Languages with high levels of heterography, the discrepency between how words are spelled and how they are pronounced, suffer the most when literacy in their constituancies starts to decline.
Heterography survives on high doses of book-based education and linguistic policing. In the absence of any formal pressures towards the norm, a word like ‘enough’ would normally career towards being spelled ‘enuf’, as it is already spelled in millions of text messages and Emoji-inundated sentences. It’s shorter and more homographic, which feels more natural to the unpractised pen.
We make, sell and read more books than ever before in our history, but the writing quality of the educated is in decline. This is due to a mix of factors, among which a steady de-emphasis of grammatical and rhetorical instruction existing alongside laissez-faire gatekeepers in a hyperliterate culture.
And, of course, heterography doesn’t make things easier. English is one of the most heterographic languages in the Latin-script world. Words are never the sum of their parts, i.e letters. Groups of letters form sounds different from their constituent parts. The letters ‘ee’ don’t just make a long or emphatic e sound, they give rise to a new sound, iː, like in ‘leek’. And the ‘ea’ in ‘leak’ is pronounced the same, despite having a different spelling.

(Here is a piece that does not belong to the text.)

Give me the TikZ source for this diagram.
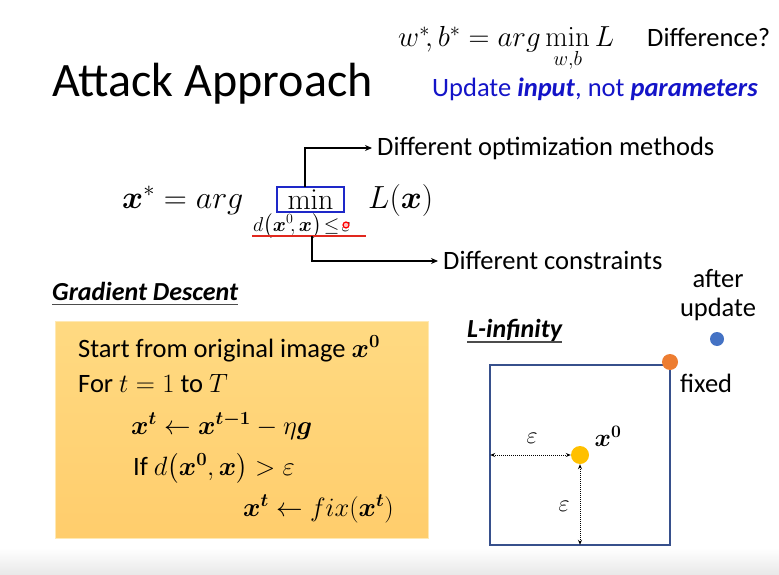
\RequirePackage{fix-cm}
\documentclass[tikz,border=0pt]{standalone}
\usepackage{amsmath,bm}
\usepackage[no-math]{fontspec}
\setmainfont{Carlito}
\usetikzlibrary{arrows.meta}
\definecolor{updblue}{RGB}{20,20,200}
\definecolor{minblue}{RGB}{30,40,200}
\definecolor{sqblue}{RGB}{55,80,140}
\definecolor{redline}{RGB}{225,40,30}
\definecolor{boxtop}{RGB}{255,218,130}
\definecolor{boxbot}{RGB}{255,205,108}
\definecolor{dotyellow}{RGB}{255,192,0}
\definecolor{dotorange}{RGB}{237,125,49}
\definecolor{dotblue}{RGB}{68,114,196}
\tikzset{
  txt/.style={anchor=base west, inner sep=0pt, font=\fontsize{26.5}{30}\selectfont},
  ctxt/.style={inner sep=0pt, font=\fontsize{26.5}{30}\selectfont},
  ttl/.style={anchor=base west, inner sep=0pt, font=\fontsize{48}{56}\selectfont},
  eqn/.style={anchor=base west, inner sep=0pt, font=\fontsize{32}{38}\selectfont},
  hdr/.style={anchor=base west, inner sep=0pt, font=\fontsize{26}{28}\selectfont\bfseries\itshape},
  conn/.style={line width=1.4pt, -{Stealth[length=7pt,width=6pt]}},
  ulin/.style={line width=1.5pt, black!70},
  dim/.style={line width=1pt, densely dotted, {Stealth[length=5pt,width=4pt]}-{Stealth[length=5pt,width=4pt]}},
  dot/.style={circle, inner sep=0pt, minimum size=#1}
}
\begin{document}
\begin{tikzpicture}[x=1pt,y=-1pt]
\useasboundingbox (0,0) rectangle (779,575);
\shade[top color=white, bottom color=black!9] (0,548) rectangle (779,575);

% title and top right
\node[ttl] (title) at (52,97) {Attack Approach};
\node[anchor=base west, inner sep=0pt, font=\fontsize{29}{34}\selectfont] (wb) at (398,47) {$w^*\!,b^* = arg\min\limits_{w,b} L$};
\node[txt] (diff) at (647,47) {Difference?};
\node[txt, text=updblue] (upd) at (432,97) {Update \textbf{\textit{input}}, not \textbf{\textit{parameters}}};

% main equation
\node[eqn] (xs) at (122,208) {$\bm{x}^* = arg$};
\node[draw=minblue, line width=1.5pt, minimum width=67pt, minimum height=25pt, inner sep=0pt,
      font=\fontsize{30}{34}\selectfont] (minbox) at (310.5,199.5) {$\mathrm{min}$};
\node[eqn] (Lx) at (368,208) {$L(\bm{x})$};
\node[anchor=base west, inner sep=0pt, font=\fontsize{20}{24}\selectfont] (cons) at (253,231)
   {$d\bigl(\bm{x}^0\!,\bm{x}\bigr)\!\le\!\varepsilon$};
\coordinate (rl) at (252,236);
\coordinate (rr) at (366,236);
\draw[redline, line width=2pt] (rl) -- (rr);
\node[circle, draw=red, fill=red!25, line width=1.2pt, inner sep=0pt, minimum size=6pt] (laser) at (346,225) {};

\node[txt] (dom) at (377,156) {Different optimization methods};
\node[txt] (dcons) at (443,269) {Different constraints};
\coordinate (mtop) at (305,187);
\coordinate (rmid) at (312,236);
\draw[conn] (mtop) |- ([xshift=-5pt,yshift=8pt]dom.base west);
\draw[conn] (rmid) |- ([xshift=-5pt,yshift=8pt]dcons.base west);

% gradient descent
\node[hdr] (gd) at (52,300) {Gradient Descent};
\draw[ulin] ([yshift=-4.5pt]gd.base west) -- ([yshift=-4.5pt]gd.base east);
\node[top color=boxtop, bottom color=boxbot, draw=boxtop!60!white, line width=0.8pt,
      minimum width=373pt, minimum height=217pt, inner sep=0pt] (gbox) at (241.5,429.5) {};
\node[txt] (l1) at (78,357) {Start from original image $\bm{x}^{\bm{0}}$};
\node[txt] (l2) at (78,392) {For $t=1$ to $T$};
\node[txt] (l3) at (131,434) {$\bm{x}^{\bm{t}} \leftarrow \bm{x}^{\bm{t-1}} - \eta\bm{g}$};
\node[txt] (l4) at (133,475) {If $d\bigl(\bm{x}^{\bm{0}}, \bm{x}\bigr) > \varepsilon$};
\node[txt] (l5) at (243,516) {$\bm{x}^{\bm{t}} \leftarrow fix(\bm{x}^{\bm{t}})$};

% L-infinity
\node[hdr] (linf) at (467,337) {L-infinity};
\draw[ulin] ([yshift=-5pt]linf.base west) -- ([yshift=-5pt]linf.base east);
\node[draw=sqblue, line width=2.6pt, minimum width=180pt, minimum height=180pt, inner sep=0pt] (sq) at (580,455) {};
\node[dot=18pt, fill=dotyellow] (x0) at (580,455) {};
\node[dot=16pt, fill=dotorange] (fixd) at (670,362) {};
\node[dot=14pt, fill=dotblue] (aft) at (717,339) {};
\node[ctxt] (after) at (718,279) {after};
\node[ctxt] (update) at (718,309) {update};
\node[txt] (fixed) at (680,392) {fixed};
\node[inner sep=0pt, font=\fontsize{25}{28}\selectfont] (x0lab) at (608,436) {$\bm{x}^{\bm{0}}$};
\node[inner sep=0pt, font=\fontsize{24}{26}\selectfont] (eps1) at (532,438) {$\varepsilon$};
\node[inner sep=0pt, font=\fontsize{24}{26}\selectfont] (eps2) at (564,506) {$\varepsilon$};
\draw[dim] ([xshift=1.5pt]sq.west |- x0) -- (x0.west);
\draw[dim] (x0.south) -- ([yshift=1.5pt]sq.south -| x0);
\end{tikzpicture}
\end{document}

Languages keep evolving. The spelling and phonetic rules we now have are the result of linguistic development. Spoken and written language, all languages, were very different two hundred years ago, and extremely different five hundred years ago. But our age is very different from previous ones. We don’t believe in language change anymore. We may not live at the end of history like some in the 90s, misreading Fukuyama, believed. But we seem to be living at the end of written language. All has been accomplished, all that is left for us to do is keep within the lines and preserve. Except that we don’t. And the challenge comes from the margins, from the Spartacan revolt of new media and its users.